= Algérianité =

Algérianité was the conception of a unique "Algerianess" under French colonial rule in Algeria that encompassed an independence from the French identity, and the political ideal of an Algerian homeland. Algérianité conceives of Algerian identity as a unique blend of disparate influences contributed by settlers of differing cultural backgrounds. The blending of such diverse influences creates the new culture that is uniquely Algerian and this is called "Algérianité".

== Literary works ==
This has been the topic of several literary works exploring the relationship of diasporas to Algeria and their shared connection to collective cultural forms.

Algerian author Assia Djebar explored similar themes in her first fiction novel La Soif (1957).

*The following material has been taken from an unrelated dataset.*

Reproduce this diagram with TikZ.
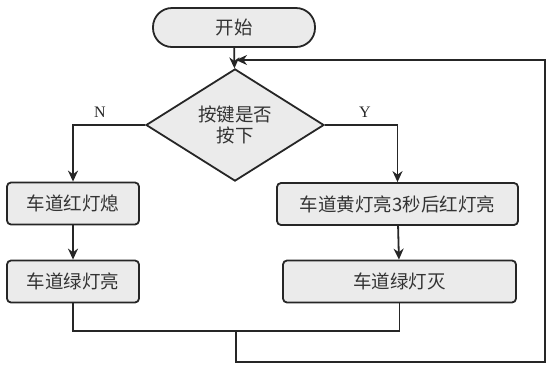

Her work centers on the Algerian cause to reclaim a national identity as independent from the contested and coexisting complex identities, some of which predate French rule in Algeria. La Soif was published during the Algerian War. According to Algerian sociology Fanny Colonna, Djebar, Kateb Yacine, Mouloud Mammeri and Mohammed Dib and other Algerian authors viewed Algerian patrimony as shared, "a truly Algerian patrimony common to francophones, berberphones and arabophones", emphasizing the shared experiences common to the Mediterranean region.

Nabile Farès – author of Un passager de l'Occident (1971) and Le Champs des oliviers. Découverte du monde (1972) – was influenced by the views of American author James Baldwin on multiculturalism. Baldwin viewed the United States as inherently multicultural, which helped shaped Farès' views about post-colonial Algeria. Farès believed that modernization in Algeria would not be possible without the acceptance of Algérianité in the paradigm of a New World that was formed of multiple nations and subject to none.